"Both the fetch+decode and op cache pipelines can be active at the same time, and both feed into the in-order micro-op queue. Zen 4 could use its micro-op queue as a loop buffer, but Zen 5 does not. I asked why the loop buffer was gone in Zen 5 in side conversations. They quickly pointed out that the loop buffer wasn’t deleted. Rather, Zen 5’s frontend was a new design and the loop buffer never got added back. As to why, they said the loop buffer was primarily a power optimization. It could help IPC in some cases, but the primary goal was to let Zen 4 shut off much of the frontend in small loops. Adding any feature has an engineering cost, which has to be balanced against potential benefits. Just as with having dual decode clusters service a single thread, whether the loop buffer was worth engineer time was apparently “no”."

If so, it might be a classic case of "Team of engineers spent months working on new shiny feature which turned out to not actually have any benefit, but was shipped anyway, possibly so someone could save face".

I see this in software teams when someone suggests it's time to rewrite the codebase to get rid of legacy bloat and increase performance. Yet, when the project is done, there are more lines of code and performance is worse.

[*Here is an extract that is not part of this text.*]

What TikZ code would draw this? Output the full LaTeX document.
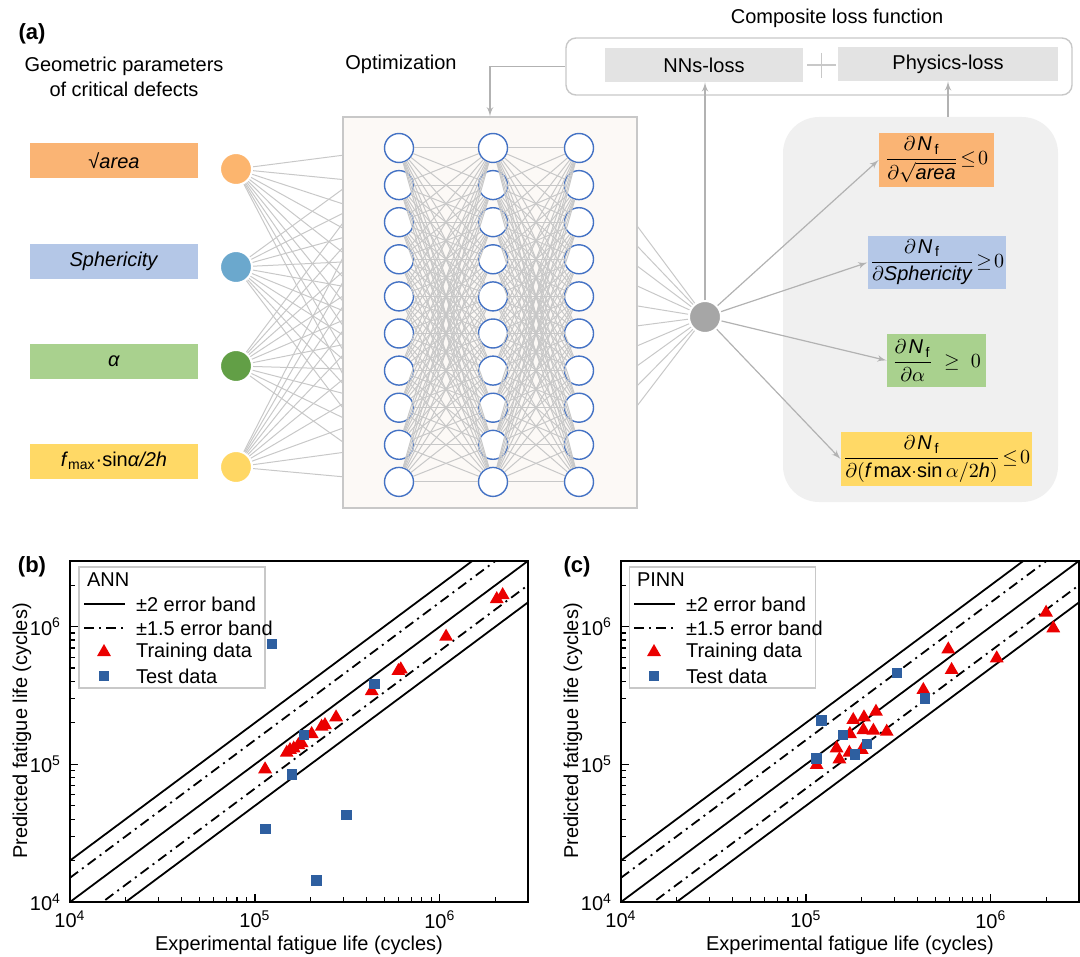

In both cases, the project shouldn't have shipped.

With more detailed power measurements, it could be possible to determine if this is thermal/power budget related? It does sound like the feature was intended to conserve power…

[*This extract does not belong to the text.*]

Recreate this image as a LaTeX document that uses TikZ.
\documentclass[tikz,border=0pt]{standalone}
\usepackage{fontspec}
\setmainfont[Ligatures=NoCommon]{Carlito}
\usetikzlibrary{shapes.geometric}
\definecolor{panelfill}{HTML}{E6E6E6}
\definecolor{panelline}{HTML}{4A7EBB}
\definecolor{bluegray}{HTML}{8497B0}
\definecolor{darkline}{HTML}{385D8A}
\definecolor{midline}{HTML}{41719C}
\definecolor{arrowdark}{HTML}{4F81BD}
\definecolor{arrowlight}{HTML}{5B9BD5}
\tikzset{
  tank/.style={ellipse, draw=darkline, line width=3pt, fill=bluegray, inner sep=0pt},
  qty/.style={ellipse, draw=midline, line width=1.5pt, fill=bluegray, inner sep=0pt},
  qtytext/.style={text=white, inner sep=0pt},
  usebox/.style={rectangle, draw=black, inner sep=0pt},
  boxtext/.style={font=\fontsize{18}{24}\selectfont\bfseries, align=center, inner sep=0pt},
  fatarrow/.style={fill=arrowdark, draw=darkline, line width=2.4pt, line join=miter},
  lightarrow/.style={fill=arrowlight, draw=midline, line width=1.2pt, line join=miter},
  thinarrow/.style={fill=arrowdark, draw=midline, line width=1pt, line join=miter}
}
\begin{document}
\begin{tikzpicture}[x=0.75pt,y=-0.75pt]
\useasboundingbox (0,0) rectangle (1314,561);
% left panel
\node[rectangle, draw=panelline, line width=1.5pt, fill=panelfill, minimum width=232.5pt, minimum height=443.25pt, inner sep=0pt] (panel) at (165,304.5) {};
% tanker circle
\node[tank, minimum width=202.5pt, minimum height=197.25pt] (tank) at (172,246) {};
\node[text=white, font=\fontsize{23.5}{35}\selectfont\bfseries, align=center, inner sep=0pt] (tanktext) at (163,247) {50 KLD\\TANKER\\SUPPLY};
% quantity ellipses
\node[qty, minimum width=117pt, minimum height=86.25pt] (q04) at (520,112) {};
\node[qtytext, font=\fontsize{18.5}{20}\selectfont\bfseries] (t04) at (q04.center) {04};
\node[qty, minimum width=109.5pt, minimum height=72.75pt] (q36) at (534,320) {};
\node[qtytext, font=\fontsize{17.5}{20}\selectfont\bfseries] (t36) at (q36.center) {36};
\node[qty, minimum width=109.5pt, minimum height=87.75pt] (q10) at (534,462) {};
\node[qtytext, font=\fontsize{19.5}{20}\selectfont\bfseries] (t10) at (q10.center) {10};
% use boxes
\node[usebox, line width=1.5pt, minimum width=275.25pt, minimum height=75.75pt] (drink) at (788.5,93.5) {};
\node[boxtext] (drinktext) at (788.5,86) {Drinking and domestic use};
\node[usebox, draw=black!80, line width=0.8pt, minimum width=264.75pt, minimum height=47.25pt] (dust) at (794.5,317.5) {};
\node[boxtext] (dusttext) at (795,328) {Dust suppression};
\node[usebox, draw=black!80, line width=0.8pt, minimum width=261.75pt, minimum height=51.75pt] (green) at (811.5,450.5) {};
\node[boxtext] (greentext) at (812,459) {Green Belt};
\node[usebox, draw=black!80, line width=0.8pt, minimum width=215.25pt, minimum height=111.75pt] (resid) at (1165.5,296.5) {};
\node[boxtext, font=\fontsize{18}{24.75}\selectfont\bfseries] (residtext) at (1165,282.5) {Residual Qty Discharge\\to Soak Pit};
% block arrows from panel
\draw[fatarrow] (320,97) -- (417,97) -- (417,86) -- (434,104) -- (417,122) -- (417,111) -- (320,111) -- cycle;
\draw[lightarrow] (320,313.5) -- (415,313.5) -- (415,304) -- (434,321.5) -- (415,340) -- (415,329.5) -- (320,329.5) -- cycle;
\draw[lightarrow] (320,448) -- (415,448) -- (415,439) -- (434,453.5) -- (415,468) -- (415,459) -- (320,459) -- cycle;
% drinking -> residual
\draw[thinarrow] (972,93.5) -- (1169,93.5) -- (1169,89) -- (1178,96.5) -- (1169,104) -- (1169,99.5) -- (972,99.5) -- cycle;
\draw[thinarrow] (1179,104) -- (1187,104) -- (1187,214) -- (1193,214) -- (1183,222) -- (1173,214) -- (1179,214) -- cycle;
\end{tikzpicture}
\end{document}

That being said, some workloads will see a small regression, however AMD has made some small performance improvements since launch.

They should have just made it a BIOS option for Zen 4. The fact they do not appear to have done so does indicate the possibility of a bug or security issue.

Energy used per instruction is almost certainly the metric that should be considered to see the benefits of this loop buffer, not energy used per second (power, watts).